Speaking to The Drum after ABC figures revealed the Independent’s global website audience increased by almost eight per cent to 29.9 million unique users in December, Broughton said a combination of elements had come together in the digital newsroom to pull in more readers, and embracing social was a big part of it.

“A lot of it comes from social growth,” he said. “The really nice thing about social growth is that it’s about recommendations from individual people from around the world, it’s a human thing, and I think that we’re proving that you can have all the good values of the Independent - which is investigative, intelligent reporting from around the world - that can work into the social media age really well.

“Social media’s not just about lulz and pictures of cats - although we all love that - campaigning issues, social responsibility and social justice issues do really well too.”

The ABC figures for December showed global page impressions were up at the Independent, increasing by 6.5 per cent to 119m. In the UK alone, monthly unique visitors were up by 2.8 per cent to 12.2 million while page impressions increased by 1.7 per cent to 67.2 million.

In contrast, the UK’s three most popular news websites, Mail Online, the Guardian and the Telegraph, reported a dip in unique browsers in December compared to the month before, although Mirror Group Digital reached two million daily unique browsers for the first time. The success for MGD follows the launch of the seven-day Sunday People website in November, a venture funded entirely by native advertising.

According to Broughton, the key to pulling in more traffic at the Independent has been not only embracing social media and the emergence of digital, but balancing it properly with the title’s brand to create a product familiar to readers, but with an edge.

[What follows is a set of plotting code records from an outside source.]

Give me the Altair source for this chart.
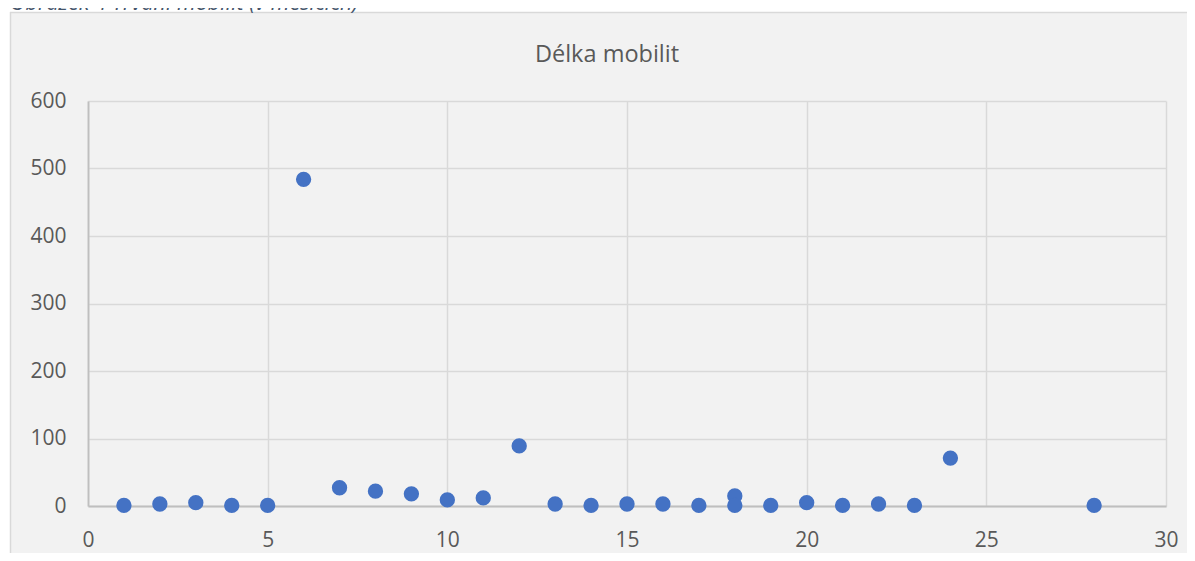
import altair as alt
import pandas as pd

# Data
months = [1, 2, 3, 4, 5, 6, 7, 8, 9, 10, 11, 12, 13, 14, 15, 16, 17, 18, 18, 19, 20, 21, 22, 23, 24, 28]
counts = [1, 3, 5, 1, 1, 484, 27, 22, 18, 9, 12, 89, 3, 1, 3, 3, 1, 15, 1, 1, 5, 1, 3, 1, 71, 1]
x_ticks = [0, 5, 10, 15, 20, 25, 30]
y_ticks = [0, 100, 200, 300, 400, 500, 600]
chart_title = "Délka mobilit"
caption = "Obrázek 4 Trvání mobilit (v měsících)"

W, H = 1078, 405
PAD_L, PAD_T, PAD_R, PAD_B = 80, 93, 21, 47

df = pd.DataFrame({"Měsíce": months, "Počet": counts})

label_font = "Open Sans"
label_color = "#595959"
label_size = 21

points = alt.Chart(df).mark_circle(size=235, color="#4472C4", opacity=1).encode(
    x=alt.X("Měsíce:Q",
            scale=alt.Scale(domain=[0, 30], nice=False, zero=False),
            axis=alt.Axis(values=x_ticks, title=None, ticks=False, labelPadding=23,
                          labelFlush=False, labelOverlap=False, grid=True,
                          labelFont=label_font, labelFontSize=label_size, labelColor=label_color,
                          gridColor="#d9d9d9", gridWidth=1.5,
                          domainColor="#bfbfbf", domainWidth=1.8)),
    y=alt.Y("Počet:Q",
            scale=alt.Scale(domain=[0, 600], nice=False),
            axis=alt.Axis(values=y_ticks, title=None, ticks=False, labelPadding=22,
                          labelOverlap=False, grid=True,
                          labelFont=label_font, labelFontSize=label_size, labelColor=label_color,
                          gridColor="#d9d9d9", gridWidth=1.5,
                          domainColor="#bfbfbf", domainWidth=1.8)),
)

# white strips outside the grey chart box (top and left)
strip_top = alt.Chart(pd.DataFrame({"a": [0]})).mark_rect(color="white").encode(
    x=alt.value(-PAD_L), x2=alt.value(W + PAD_R + 5),
    y=alt.value(-PAD_T), y2=alt.value(-PAD_T + 4),
)
strip_left = alt.Chart(pd.DataFrame({"a": [0]})).mark_rect(color="white").encode(
    x=alt.value(-PAD_L), x2=alt.value(-PAD_L + 2),
    y=alt.value(-PAD_T), y2=alt.value(H + PAD_B + 5),
)
border_top = alt.Chart(pd.DataFrame({"a": [0]})).mark_rule(color="#d9d9d9", strokeWidth=1.5).encode(
    x=alt.value(-PAD_L + 2), x2=alt.value(W + PAD_R + 5), y=alt.value(-PAD_T + 4.5),
)
border_left = alt.Chart(pd.DataFrame({"a": [0]})).mark_rule(color="#d9d9d9", strokeWidth=1.5).encode(
    x=alt.value(-PAD_L + 2.5), y=alt.value(-PAD_T + 4), y2=alt.value(H + PAD_B + 5),
)

caption_text = alt.Chart(pd.DataFrame({"t": [caption]})).mark_text(
    font=label_font, fontSize=21.5, fontStyle="italic", color="#44546A",
    align="left", baseline="alphabetic",
).encode(text="t:N", x=alt.value(-PAD_L + 2), y=alt.value(-PAD_T + 2))

title_text = alt.Chart(pd.DataFrame({"t": [chart_title]})).mark_text(
    font=label_font, fontSize=23.5, color=label_color, align="center", baseline="middle",
).encode(text="t:N", x=alt.value(519), y=alt.value(-46))

chart = alt.layer(
    strip_top, strip_left, border_top, border_left, points, title_text, caption_text
).properties(
    width=W, height=H,
    autosize=alt.AutoSizeParams(type="none"),
    padding={"left": PAD_L, "top": PAD_T, "right": PAD_R, "bottom": PAD_B},
    background="#f2f2f2",
).configure_view(
    strokeWidth=0,
)

chart.save("out.html", embed_options={"renderer": "svg", "actions": False})
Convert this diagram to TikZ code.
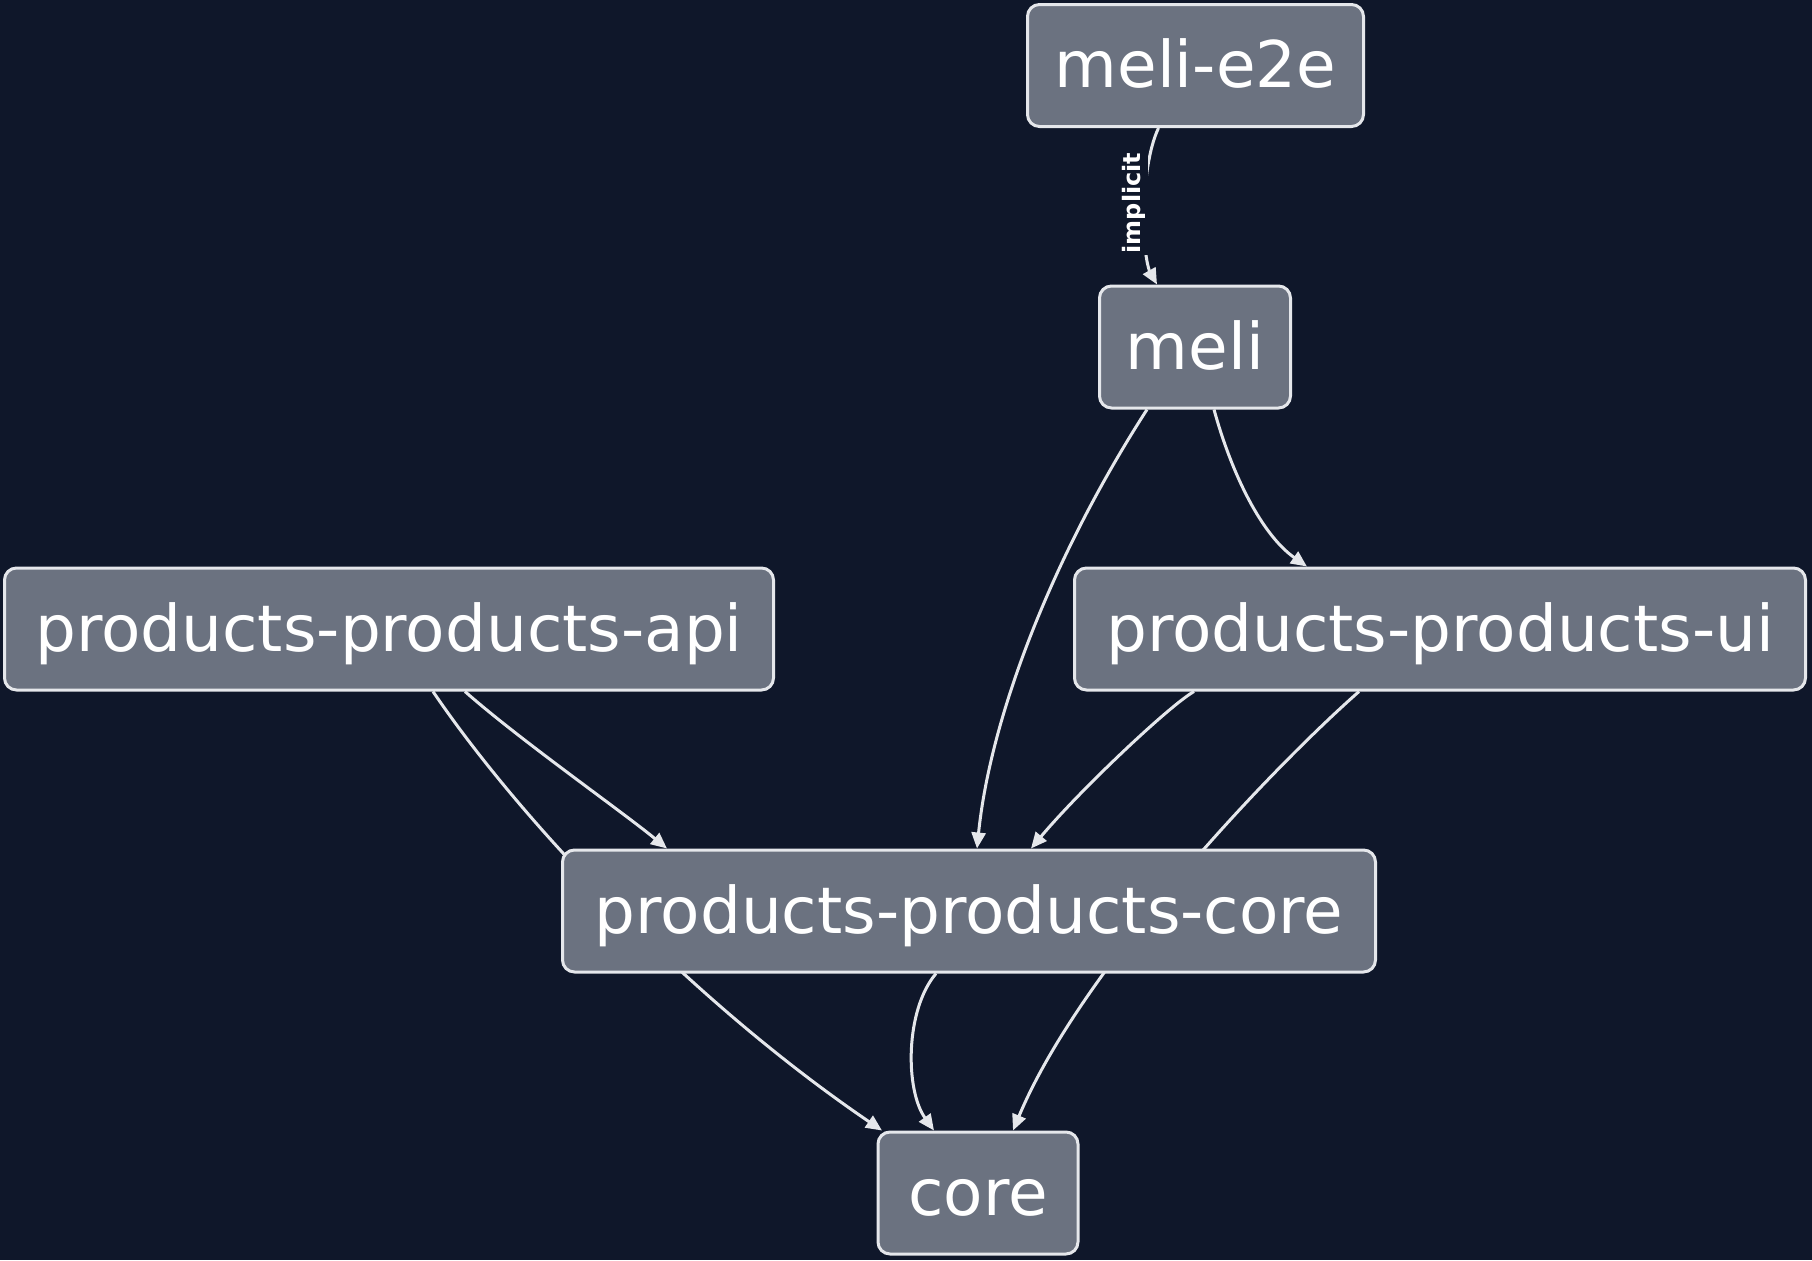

“We gave our tech section top line navigation in the middle of the year and that’s gone from strength to strength,” he explained. “Our arts and entertainment section is just incredibly vibrant. With the ideas, the writing, the fun and the intelligence it’s a really compelling mix.

“We’ve brought together the fun and energy and positivity of what people think of as social-friendly content with the Independent brand values. I think everything we do is so on brand for the Independent. It really flies within the combination of all these elements.”

The figures also showed strong growth in users accessing the Independent via mobile devices, with 45 per cent of users coming from a mobile or tablet device. This represented a global rise of 25.5 per cent in mobile unique users, increasing to 13.4 million, and domestically a 15 per cent increase, from 5.6 million to 6.4 million month-on-month.

That growth is set to rise further as the Independent prepares for the release of new apps later this year – although it will be “very soon”, Broughton said – and embraces multi-media content across devices.

“It’s not just about written word either. We’ve never had as much video on our site, we’ve got more embedded multimedia pictures and video, both in tweets and in our pieces. Once you do that and make it really easy for people to come to, your numbers are going to go up, people are going to like it.”

The news will come as a boost to the title, which hit the headlines last week when it emerged that owners Alexander and Evgeny Lebedev were seeking buyers for the paper and sister titles i and the Independent on Sunday.